Warum kämpfen manche Menschen so sehr um Aufmerksamkeit, nur um sie dann abzulehnen?
Vielleicht liegt die Antwort darin, dass echte Verbindung mehr Mut erfordert als jede Inszenierung. Denn Aufmerksamkeit allein heilt keine Unsicherheit, kein Selbstzweifel, keinen Schmerz. Man kann im Mittelpunkt stehen, im Licht der Scheinwerfer – und sich dennoch völlig unsichtbar fühlen.

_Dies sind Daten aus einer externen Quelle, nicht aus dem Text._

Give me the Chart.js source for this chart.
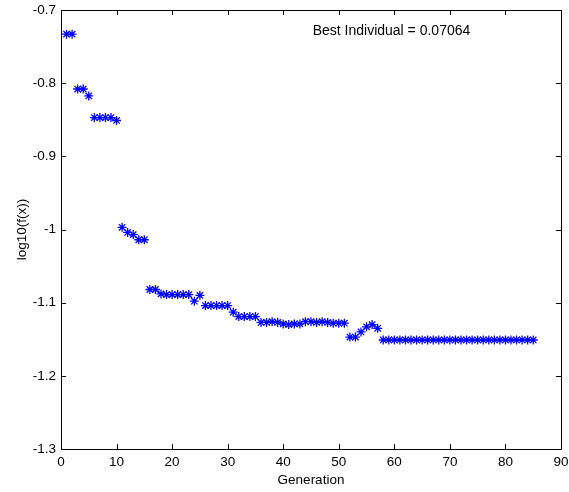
<!DOCTYPE html>
<html>
<head>
<meta charset="utf-8">
<script src="https://cdn.jsdelivr.net/npm/chart.js@4.4.1/dist/chart.umd.min.js"></script>
<style>
  html, body { margin: 0; padding: 0; background: #fff; }
  #wrap { width: 569px; height: 492px; }
</style>
</head>
<body>
<div id="wrap"><canvas id="ga"></canvas></div>
<script>
// generation number and log10 of the best fitness found so far
const generations = [
  1, 2, 3, 4, 5, 6, 7, 8, 9, 10,
  11, 12, 13, 14, 15, 16, 17, 18, 19, 20,
  21, 22, 23, 24, 25, 26, 27, 28, 29, 30,
  31, 32, 33, 34, 35, 36, 37, 38, 39, 40,
  41, 42, 43, 44, 45, 46, 47, 48, 49, 50,
  51, 52, 53, 54, 55, 56, 57, 58, 59, 60,
  61, 62, 63, 64, 65, 66, 67, 68, 69, 70,
  71, 72, 73, 74, 75, 76, 77, 78, 79, 80,
  81, 82, 83, 84, 85
]
const bestLog = [
  -0.733, -0.733, -0.808, -0.808, -0.8175, -0.847, -0.847, -0.847, -0.847, -0.851,
  -0.997, -1.004, -1.007, -1.014, -1.014, -1.082, -1.082, -1.088, -1.089, -1.089,
  -1.089, -1.089, -1.089, -1.098, -1.090, -1.104, -1.104, -1.104, -1.104, -1.104,
  -1.113, -1.119, -1.119, -1.119, -1.119, -1.127, -1.127, -1.126, -1.127, -1.129,
  -1.130, -1.129, -1.129, -1.126, -1.126, -1.127, -1.126, -1.127, -1.128, -1.128,
  -1.128, -1.147, -1.147, -1.140, -1.133, -1.130, -1.135, -1.151, -1.151, -1.151,
  -1.151, -1.151, -1.151, -1.151, -1.151, -1.151, -1.151, -1.151, -1.151, -1.151,
  -1.151, -1.151, -1.151, -1.151, -1.151, -1.151, -1.151, -1.151, -1.151, -1.151,
  -1.151, -1.151, -1.151, -1.151, -1.151
]
const xTicks = [0, 10, 20, 30, 40, 50, 60, 70, 80, 90]
const yTicks = [-1.3, -1.2, -1.1, -1.0, -0.9, -0.8, -0.7]
const yTickLabels = ['-1.3', '-1.2', '-1.1', '-1', '-0.9', '-0.8', '-0.7']
const bestText = 'Best Individual = 0.07064'

const FONT = 'Liberation Sans, Arial, sans-serif'

// matlab style box: frame on all four sides with inward ticks, plus the text note
const boxPlugin = {
  id: 'box',
  afterDatasetsDraw(chart) {
    const { ctx, chartArea: a, scales } = chart
    const xs = scales.x, ys = scales.y
    const tl = 5
    ctx.save()
    ctx.strokeStyle = '#000'
    ctx.lineWidth = 1
    ctx.beginPath()
    ctx.rect(Math.round(a.left) + 0.5, Math.round(a.top) + 0.5,
      Math.round(a.right - a.left), Math.round(a.bottom - a.top))
    ctx.stroke()
    ctx.beginPath()
    xTicks.forEach(v => {
      const px = Math.round(xs.getPixelForValue(v)) + 0.5
      ctx.moveTo(px, a.bottom); ctx.lineTo(px, a.bottom - tl)
      ctx.moveTo(px, a.top); ctx.lineTo(px, a.top + tl)
    })
    yTicks.forEach(v => {
      const py = Math.round(ys.getPixelForValue(v)) + 0.5
      ctx.moveTo(a.left, py); ctx.lineTo(a.left + tl, py)
      ctx.moveTo(a.right, py); ctx.lineTo(a.right - tl, py)
    })
    ctx.stroke()

    ctx.fillStyle = '#000'
    ctx.font = '14px ' + FONT
    ctx.textBaseline = 'middle'
    ctx.textAlign = 'left'
    ctx.fillText(bestText, xs.getPixelForValue(45.3), ys.getPixelForValue(-0.7294))
    ctx.restore()
  }
}

// keep the plot box fixed; no extra room for half-width edge labels
const noEdgePad = s => {
  s.paddingLeft = 0; s.paddingRight = 0
  s.paddingTop = 0; s.paddingBottom = 0
}

new Chart(document.getElementById('ga'), {
  type: 'scatter',
  data: {
    datasets: [{
      data: generations.map((g, i) => ({ x: g, y: bestLog[i] })),
      showLine: false,
      pointStyle: 'star',
      pointRadius: 4.5,
      pointBorderWidth: 1.3,
      pointBorderColor: 'rgb(0,0,255)',
      pointBackgroundColor: 'rgb(0,0,255)'
    }]
  },
  options: {
    responsive: true,
    maintainAspectRatio: false,
    animation: false,
    layout: { padding: { top: 10, right: 8, left: 0, bottom: 0 } },
    plugins: { legend: { display: false }, tooltip: { enabled: false } },
    scales: {
      x: {
        type: 'linear',
        min: 0, max: 90,
        afterBuildTicks: s => { s.ticks = xTicks.map(v => ({ value: v })) },
        afterFit: s => { s.height = 43; noEdgePad(s) },
        grid: { display: false, drawTicks: false },
        border: { display: false },
        ticks: { color: '#000', padding: 5, font: { family: FONT, size: 13.5 } },
        title: {
          display: true, text: 'Generation', color: '#000',
          font: { family: FONT, size: 13.5 }, padding: { top: 0, bottom: 4 }
        }
      },
      y: {
        type: 'linear',
        min: -1.3, max: -0.7,
        afterBuildTicks: s => { s.ticks = yTicks.map(v => ({ value: v })) },
        afterFit: s => { s.width = 61; noEdgePad(s) },
        grid: { display: false, drawTicks: false },
        border: { display: false },
        ticks: {
          color: '#000', padding: 5, font: { family: FONT, size: 13.5 },
          callback: (v, i) => yTickLabels[i]
        },
        title: {
          display: true, text: 'log10(f(x))', color: '#000',
          font: { family: FONT, size: 13.5 }, padding: { top: 14, bottom: 0 }
        }
      }
    }
  },
  plugins: [boxPlugin]
})
</script>
</body>
</html>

An diesem Tag wurde mir klar, wie wichtig es ist, jungen Menschen nicht nur Aufmerksamkeit zu schenken, sondern auch Orientierung. Ehrliche Gespräche statt leere Bestätigungen. Klare Grenzen statt endloser Toleranz.
Vielleicht braucht es weniger Applaus und mehr echte Gespräche. Weniger Monologe und mehr Dialoge. Weniger Masken und mehr Gesichter.
In diesem Sinne wünsche ich uns allen mehr Mut zur Echtheit. Mehr Raum für ehrliche Fragen und echte Antworten. Und weniger Theater auf den kleinen und großen Bühnen des Alltags.